Illustrated London News Christmas Number, 1916

Christmas Leave by A. C. Michael, WW1

The prospect of leave kept up morale among serving soldiers, though for privates, this might be as infrequent as only once a year. Leave was allocated per unit with officers and men moving up through a rota until it was their turn for leave, usually a week long. Men who had further to travel home would often be granted additional days to account for an extended journey. Most soldiers, once issued a leave warrant, would make their way back to England to see family via Boulogne and Folkestone before catching a train that would bring them into one of the major London rail terminals.

Hungry soldiers arriving in London, many with the mud of Flanders still on them, could enjoy a cup of tea, along with a sandwich and slice of cake courtesy of the Soldiers’ and Sailors’ Free Buffet, set up at all of London’s railway stations, staffed entirely by volunteers and run with charitable donations. The image was a heart-warming one and appealed to illustrators such as Helen McKie in The Graphic who drew scenes at Victoria station at Christmas time, entitled, ‘A Buffet for the Buffeted.’ Others were unfamiliar with the city, but help was at hand; drivers from the YMCA’s Night Motor Transport Column would patrol the streets and pick up any disorientated men, some of them, “Colonials, who find themselves far at sea in the sleeping metropolis,” in order to ferry them to the nearest hut or hostel. Police officers or the National Guard would also act as guides when required.

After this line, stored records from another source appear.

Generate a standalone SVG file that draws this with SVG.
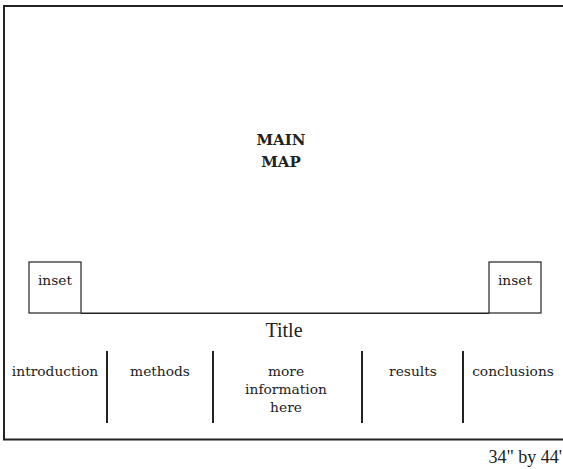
<svg xmlns="http://www.w3.org/2000/svg" width="563" height="469" viewBox="0 0 563 469">
<style>
text{fill:#222;text-anchor:middle}
.s{font-family:"DejaVu Serif","Liberation Serif",serif;font-size:13.8px}
.b{font-family:"DejaVu Serif","Liberation Serif",serif;font-size:15px;font-weight:bold}
.t{font-family:"Liberation Serif","DejaVu Serif",serif;font-size:20px}
.line{stroke:#222;fill:none}
</style>
<rect width="563" height="469" fill="#fff"/>
<g id="frame"><rect x="4" y="6" width="570" height="433.5" class="line" stroke-width="2"/></g>
<g id="main-map"><text class="b" x="281" y="145">MAIN</text><text class="b" x="281" y="167">MAP</text></g>
<g id="inset-left"><rect x="29" y="262" width="52" height="51" class="line" stroke-width="1.2"/><text class="s" x="55" y="285">inset</text></g>
<g id="inset-right"><rect x="489" y="262" width="52" height="51" class="line" stroke-width="1.2"/><text class="s" x="515" y="285">inset</text></g>
<g id="connectors">
<line x1="81" y1="313.3" x2="489" y2="313.3" class="line" stroke-width="1.6"/>
<line x1="107" y1="351" x2="107" y2="423" class="line" stroke-width="2"/>
<line x1="213" y1="351" x2="213" y2="423" class="line" stroke-width="2"/>
<line x1="362" y1="351" x2="362" y2="423" class="line" stroke-width="2"/>
<line x1="463" y1="351" x2="463" y2="423" class="line" stroke-width="2"/>
</g>
<g id="title"><text class="t" x="284" y="337">Title</text></g>
<g id="introduction"><text class="s" x="55" y="376">introduction</text></g>
<g id="methods"><text class="s" x="160" y="376">methods</text></g>
<g id="more-info"><text class="s" x="286" y="376">more</text><text class="s" x="286" y="394">information</text><text class="s" x="286" y="412">here</text></g>
<g id="results"><text class="s" x="413" y="376">results</text></g>
<g id="conclusions"><text class="s" x="513" y="376">conclusions</text></g>
<g id="size"><text class="t" x="562" y="463" style="font-size:18px;text-anchor:end">34" by 44'</text></g>
</svg>
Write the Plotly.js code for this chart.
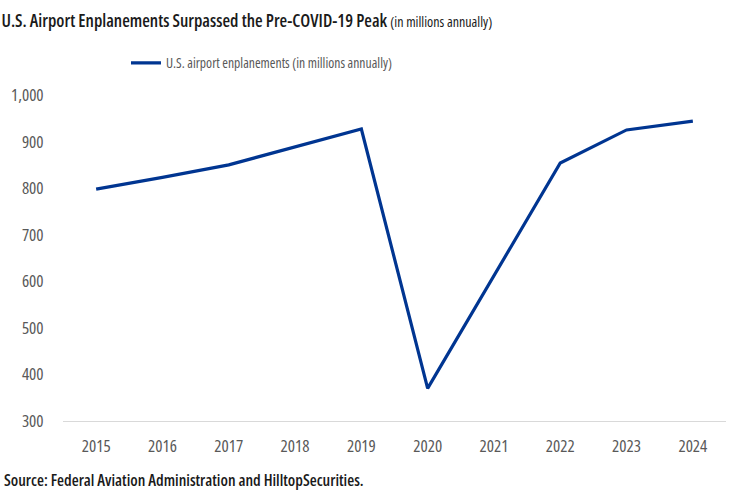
<!DOCTYPE html>
<html>
<head>
<meta charset="utf-8">
<script src="https://cdn.plot.ly/plotly-3.0.1.min.js"></script>
<style>
html,body{margin:0;padding:0;background:#fff;}
#chart{width:729px;height:495px;}
text, tspan{font-stretch:75% !important;}
</style>
</head>
<body>
<div id="chart"></div>
<script>
const years = ['2015','2016','2017','2018','2019','2020','2021','2022','2023','2024'];
const enplanements = [798, 823, 850, 889, 927, 370, 612, 854, 925, 944];
const yTicks = [300, 400, 500, 600, 700, 800, 900, 1000];
const seriesName = 'U.S. airport enplanements (in millions annually)';
const titleMain = 'U.S. Airport Enplanements Surpassed the Pre-COVID-19 Peak';
const titleSub = '(in millions annually)';
const sourceText = 'Source: Federal Aviation Administration and HilltopSecurities.';

const FONT = '"Open Sans", "Roboto Condensed", sans-serif';

const trace = {
  x: years, y: enplanements, type: 'scatter', mode: 'lines',
  name: seriesName,
  line: {color: '#003591', width: 3.2}
};

const layout = {
  width: 729, height: 495,
  margin: {l: 63, r: 3, t: 95, b: 74},
  paper_bgcolor: '#fff', plot_bgcolor: '#fff',
  font: {family: FONT, color: '#595959', size: 15},
  title: {
    text: titleMain + ' <span style="font-size:14px;font-weight:400">' + titleSub + '</span>',
    x: 0.002, xref: 'container', xanchor: 'left',
    y: 0.958, yref: 'container', yanchor: 'middle',
    font: {family: FONT, size: 17.5, color: '#1a1a1a', weight: 600}
  },
  showlegend: true,
  legend: {
    orientation: 'h', x: 0.095, xanchor: 'left', y: 1.098, yanchor: 'middle',
    font: {family: FONT, size: 13.7, color: '#595959'},
    itemwidth: 30, bgcolor: 'rgba(0,0,0,0)'
  },
  xaxis: {
    type: 'category', range: [-0.5, 9.5],
    showgrid: false, zeroline: false,
    showline: true, linecolor: '#d9d9d9', linewidth: 1,
    ticks: 'outside', ticklen: 10, tickcolor: 'rgba(0,0,0,0)',
    tickfont: {family: FONT, size: 17, color: '#595959'}
  },
  yaxis: {
    range: [300, 1000], tickvals: yTicks,
    tickformat: ',d',
    showgrid: false, zeroline: false, showline: false,
    ticks: 'outside', ticklen: 15, tickcolor: 'rgba(0,0,0,0)',
    tickfont: {family: FONT, size: 17, color: '#595959'}
  },
  annotations: [{
    text: sourceText,
    xref: 'paper', yref: 'paper', x: -0.092, y: -0.181,
    xanchor: 'left', yanchor: 'middle', showarrow: false,
    font: {family: FONT, size: 16, color: '#1a1a1a', weight: 600}
  }]
};

Plotly.newPlot('chart', [trace], layout, {displayModeBar: false, staticPlot: true});
</script>
</body>
</html>
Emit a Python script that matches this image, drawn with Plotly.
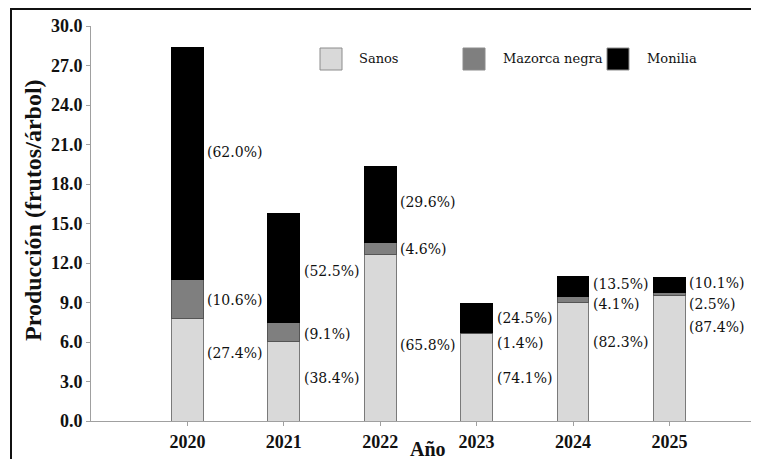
import plotly.graph_objects as go

# data (frutos/arbol)
years = [2020, 2021, 2022, 2023, 2024, 2025]
sanos = [7.78, 6.04, 12.68, 6.62, 9.00, 9.52]
mazorca = [2.98, 1.43, 0.86, 0.12, 0.45, 0.27]
monilia = [17.58, 8.26, 5.77, 2.17, 1.49, 1.14]

# percentage labels
pct_sanos = ['27.4', '38.4', '65.8', '74.1', '82.3', '87.4']
pct_mazorca = ['10.6', '9.1', '4.6', '1.4', '4.1', '2.5']
pct_monilia = ['62.0', '52.5', '29.6', '24.5', '13.5', '10.1']

y_ticks = [0, 3, 6, 9, 12, 15, 18, 21, 24, 27, 30]

# where each label sits (y, in axis units)
label_y_sanos = [5.15, 3.25, 5.8, 3.25, 6.0, 7.15]
label_y_mazorca = [9.2, 6.6, 13.05, 5.95, 8.9, 8.85]
label_y_monilia = [20.4, 11.4, 16.65, 7.8, 10.4, 10.45]

# the page puts the figure 8px in from the top-left (body margin),
# so work in window pixels and keep the page from scrolling
OFF = 8
WIN_W, WIN_H = 759, 467
W, H = WIN_W - OFF, WIN_H - 2 * OFF
L, T, B = 91 - OFF, 26 - OFF, (OFF + H) - 421
R = 0
X_END = OFF + W          # where the plot area stops in the window
BAR_W = 0.33
FONT_B = 'Times New Roman, Liberation Serif, serif'
FONT_R = 'DejaVu Serif'   # regular Times face does not render here

colors = {'Sanos': '#d9d9d9', 'Mazorca negra': '#7f7f7f', 'Monilia': '#000000'}
edges = {'Sanos': '#7a7a7a', 'Mazorca negra': '#555555', 'Monilia': '#000000'}


def px(x):
    # window pixel -> paper
    return (x - OFF - L) / (W - L - R)


def py(y):
    return (H - B - (y - OFF)) / (H - T - B)


fig = go.Figure()
for name, vals in [('Sanos', sanos), ('Mazorca negra', mazorca), ('Monilia', monilia)]:
    fig.add_trace(go.Bar(
        x=years, y=vals, name=name, width=BAR_W,
        marker=dict(color=colors[name], line=dict(color=edges[name], width=1)),
        showlegend=False, hoverinfo='skip'
    ))

# ----- percentage labels
annotations = []
for pcts, ys in [(pct_sanos, label_y_sanos), (pct_mazorca, label_y_mazorca),
                 (pct_monilia, label_y_monilia)]:
    for yr, p, yy in zip(years, pcts, ys):
        annotations.append(dict(
            x=yr + BAR_W / 2, y=yy, xref='x', yref='y', text='(' + p + '%)',
            showarrow=False, xanchor='left', yanchor='middle', xshift=2,
            font=dict(family=FONT_R, size=14, color='#111111')
        ))

# ----- hand-made legend
shapes = []
legend_items = [('Sanos', 320, 357), ('Mazorca negra', 463, 501), ('Monilia', 607, 645)]
for name, bx, tx in legend_items:
    shapes.append(dict(
        type='rect', xref='paper', yref='paper',
        x0=px(bx), x1=px(bx + 22), y0=py(70), y1=py(48),
        fillcolor=colors[name], line=dict(color='#8c8c8c', width=1)
    ))
    annotations.append(dict(
        x=px(tx), y=py(58), xref='paper', yref='paper', text=name,
        showarrow=False, xanchor='left', yanchor='middle',
        font=dict(family=FONT_R, size=13, color='#111111')
    ))

# outer frame (cut by the picture on the right and bottom)
shapes.append(dict(type='line', xref='paper', yref='paper',
                   x0=px(10), x1=px(X_END), y0=py(9), y1=py(9),
                   line=dict(color='#111111', width=2), layer='above'))
shapes.append(dict(type='line', xref='paper', yref='paper',
                   x0=px(11), x1=px(11), y0=py(9), y1=py(OFF + H),
                   line=dict(color='#111111', width=2), layer='above'))

# axis titles
annotations.append(dict(
    x=px(33), y=py(210), xref='paper', yref='paper',
    text='<b>Producción (frutos/árbol)</b>', textangle=-90, showarrow=False,
    xanchor='center', yanchor='middle',
    font=dict(family=FONT_B, size=24, color='#111111')
))
annotations.append(dict(
    x=px(428), y=py(449), xref='paper', yref='paper',
    text='<b>Año</b>', showarrow=False, xanchor='center', yanchor='middle',
    font=dict(family=FONT_B, size=20, color='#111111')
))

fig.update_layout(
    width=W, height=H,
    margin=dict(l=L, r=R, t=T, b=B),
    barmode='stack',
    plot_bgcolor='white', paper_bgcolor='white',
    showlegend=False,
    annotations=annotations,
    shapes=shapes,
    xaxis=dict(
        range=[2019, 2019 + (X_END - 91) / 96.4], tickvals=years,
        ticktext=['<b>%d</b>' % y for y in years],
        showgrid=False, zeroline=False, showline=True, linecolor='#a0a0a0', linewidth=1,
        ticks='outside', ticklen=4, tickcolor='#a0a0a0',
        tickfont=dict(family=FONT_B, size=18, color='#111111')
    ),
    yaxis=dict(
        range=[0, 30], tickvals=y_ticks, ticktext=['<b>%.1f</b>' % v for v in y_ticks],
        showgrid=False, zeroline=False, showline=True, linecolor='#a0a0a0', linewidth=1,
        ticks='outside', ticklen=4, tickcolor='#a0a0a0',
        tickfont=dict(family=FONT_B, size=18, color='#111111')
    ),
)

fig.write_html("out.html")
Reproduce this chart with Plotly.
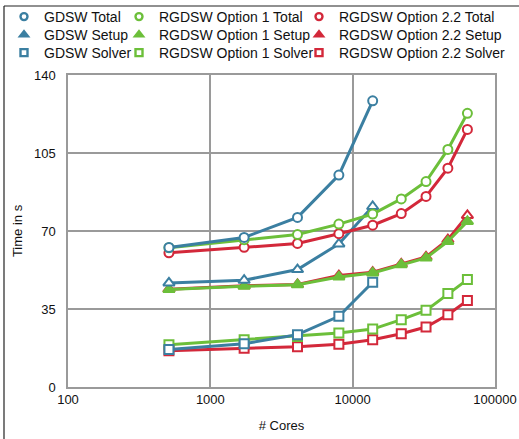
import plotly.graph_objects as go

cores_gdsw = [512, 1728, 4096, 8000, 13824]
cores_rgdsw = [512, 1728, 4096, 8000, 13824, 21952, 32768, 46656, 64000]

gdsw_total = [62.6, 67.1, 76.1, 95.1, 128.4]
gdsw_setup = [46.7, 47.9, 52.7, 64.2, 81.0]
gdsw_solver = [16.8, 19.4, 23.5, 31.7, 47.0]

opt1_total = [62.5, 66.1, 68.4, 73.1, 77.6, 84.4, 92.2, 106.6, 122.8]
opt1_setup = [43.7, 45.2, 45.9, 49.4, 51.2, 54.9, 57.9, 65.3, 74.3]
opt1_solver = [19.0, 21.2, 22.7, 24.2, 26.0, 30.2, 34.4, 41.9, 48.2]

opt22_total = [60.2, 62.7, 64.4, 68.8, 72.6, 77.8, 85.5, 98.2, 115.6]
opt22_setup = [43.9, 45.4, 46.0, 50.0, 51.5, 55.2, 58.4, 66.1, 77.0]
opt22_solver = [16.3, 17.4, 18.1, 19.2, 21.2, 23.9, 26.9, 32.4, 38.8]

BLUE = "#3b7fa1"
GREEN = "#6cbf3a"
RED = "#d3283a"

FONT = "Liberation Sans, Arial, sans-serif"

series = [
    ("GDSW Total", cores_gdsw, gdsw_total, BLUE, "circle", "white"),
    ("GDSW Setup", cores_gdsw, gdsw_setup, BLUE, "triangle-up", "white"),
    ("GDSW Solver", cores_gdsw, gdsw_solver, BLUE, "square", "white"),
    ("RGDSW Option 1 Total", cores_rgdsw, opt1_total, GREEN, "circle", "white"),
    ("RGDSW Option 1 Setup", cores_rgdsw, opt1_setup, GREEN, "triangle-up", GREEN),
    ("RGDSW Option 1 Solver", cores_rgdsw, opt1_solver, GREEN, "square", "white"),
    ("RGDSW Option 2.2 Total", cores_rgdsw, opt22_total, RED, "circle", "white"),
    ("RGDSW Option 2.2 Setup", cores_rgdsw, opt22_setup, RED, "triangle-up", "white"),
    ("RGDSW Option 2.2 Solver", cores_rgdsw, opt22_solver, RED, "square", "white"),
]

W, H = 519, 439
L, R, T, B = 68, 24, 75, 52
pw, ph = W - L - R, H - T - B


def px(xp):
    return (xp - L) / pw


def py(yp):
    return 1 - (yp - T) / ph


fig = go.Figure()

order = [8, 5, 2, 7, 4, 1, 6, 3, 0]
for idx in order:
    name, x, y, col, sym, fill = series[idx]
    fig.add_trace(go.Scatter(
        x=x, y=y, mode="lines+markers", name=name, showlegend=False,
        line=dict(color=col, width=3),
        marker=dict(symbol=sym, size=9 if sym != "triangle-up" else 10,
                    color=fill, line=dict(color=col, width=2)),
    ))

col_x = [4, 119, 299]
row_y = [17, 35, 53]
legend_layout = {}
for i, (name, x, y, col, sym, fill) in enumerate(series):
    key = "legend" if i == 0 else f"legend{i + 1}"
    c, r = divmod(i, 3)
    legend_layout[key] = dict(
        x=px(col_x[c]), y=py(row_y[r]), xanchor="left", yanchor="middle",
        bgcolor="rgba(0,0,0,0)", font=dict(family=FONT, size=14, color="#111"),
        itemsizing="trace", itemwidth=30,
    )
    fig.add_trace(go.Scatter(
        x=[None], y=[None], mode="markers", name=name, legend=key,
        marker=dict(symbol=sym, size=7,
                    color=col if sym == "triangle-up" else "white",
                    line=dict(color=col, width=2.4)),
    ))

fig.update_layout(
    width=W, height=H,
    margin=dict(l=L, r=R, t=T, b=B, autoexpand=False),
    paper_bgcolor="white", plot_bgcolor="white",
    font=dict(family=FONT, size=13, color="#111"),
    xaxis=dict(
        type="log", range=[2, 5],
        tickvals=[100, 1000, 10000, 100000],
        ticktext=["100", "1000", "10000", "100000"],
        showgrid=True, gridcolor="#9a9a9a", gridwidth=1.5,
        showline=True, linecolor="#9a9a9a", linewidth=1.5, mirror=True,
        ticks="", zeroline=False, automargin=False,
        title=dict(text="# Cores", font=dict(size=13), standoff=15),
        tickfont=dict(size=13),
    ),
    yaxis=dict(
        range=[0, 140], tickvals=[0, 35, 70, 105, 140],
        showgrid=True, gridcolor="#9a9a9a", gridwidth=1.5,
        showline=True, linecolor="#9a9a9a", linewidth=1.5, mirror=True,
        ticks="", zeroline=False, ticklabelstandoff=8, automargin=False,
        title=dict(text="Time in s", font=dict(size=13), standoff=8),
        tickfont=dict(size=13),
    ),
    shapes=[
        dict(type="line", xref="paper", yref="paper",
             x0=px(4), x1=px(4), y0=py(6), y1=py(445),
             line=dict(color="#222", width=1.2)),
        dict(type="line", xref="paper", yref="paper",
             x0=px(4), x1=px(525), y0=py(6), y1=py(6),
             line=dict(color="#222", width=1.2)),
    ],
    **legend_layout,
)

fig.write_html("out.html")
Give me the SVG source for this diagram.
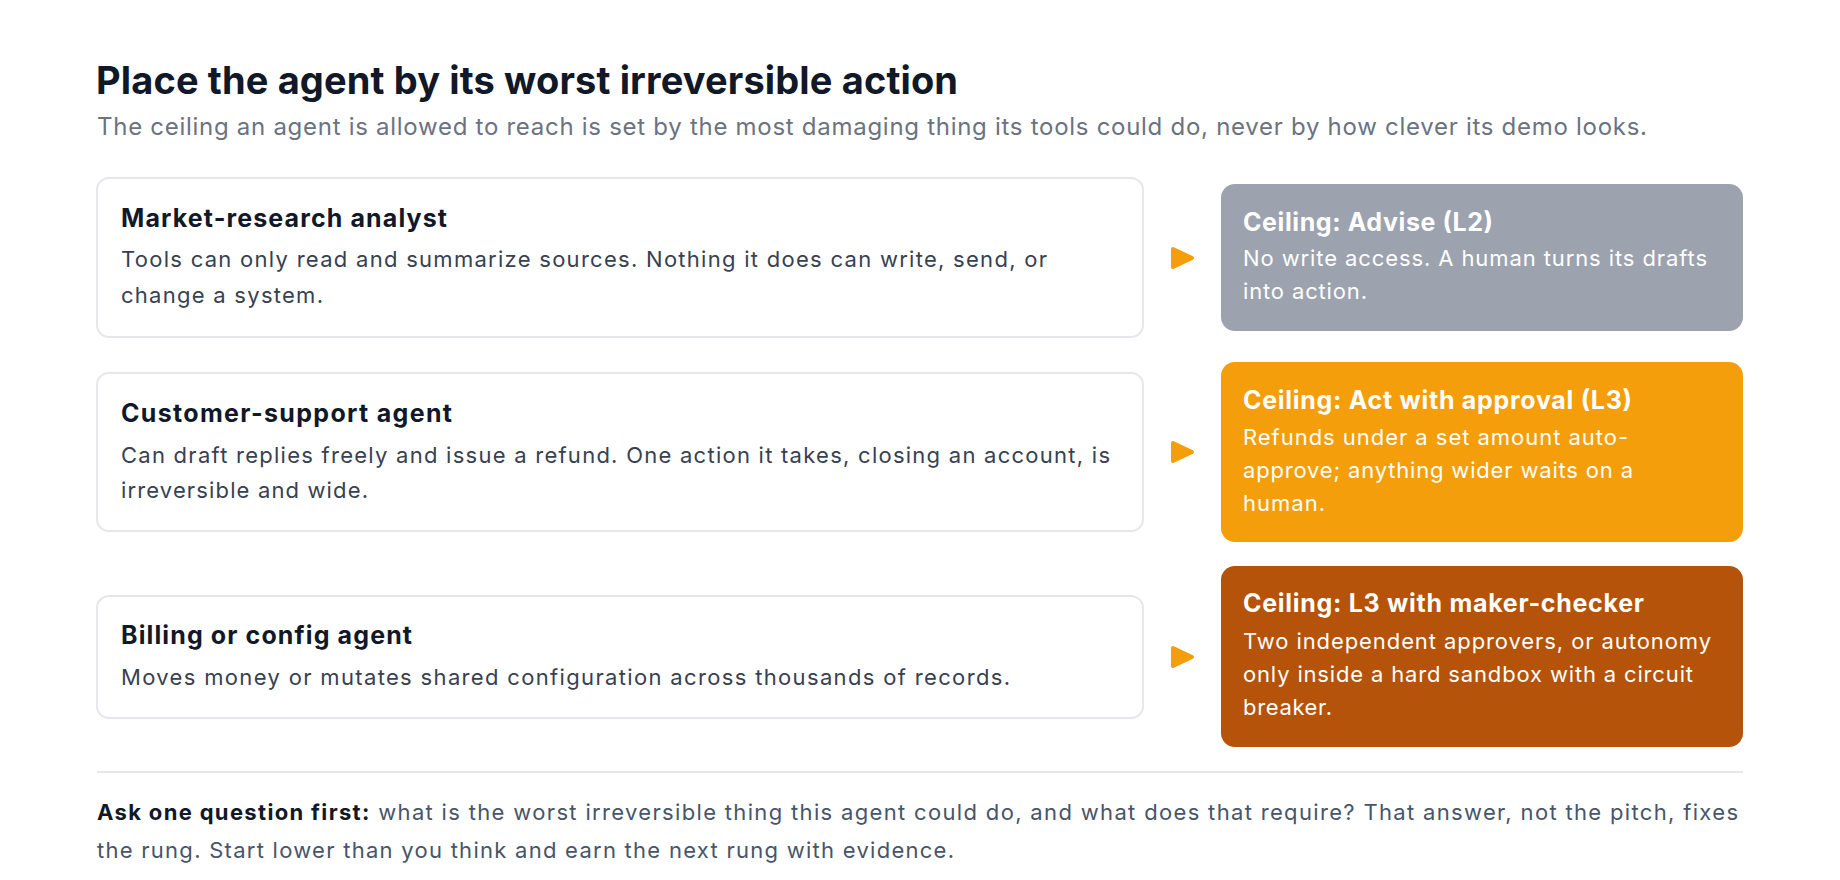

The joy of homecoming and of seeing family and children, conflicted with the guilt at being away from comrades at the front and the mental dislocation of suddenly being among civilians, who with a knowledge of the war derived from news reports and gossip, could not possibly comprehend the reality. Home front Britain may have endured air raids and rationing, but compared to the awful conditions at the front, many men on leave felt the population was continuing to live in relative comfort. This growing chasm of understanding between the serving solider and the naïve civilian became another common theme among magazine cartoonists, though so too were the delights of leave – a comfortable bed, a theatre trip or the admiration and attention of friends.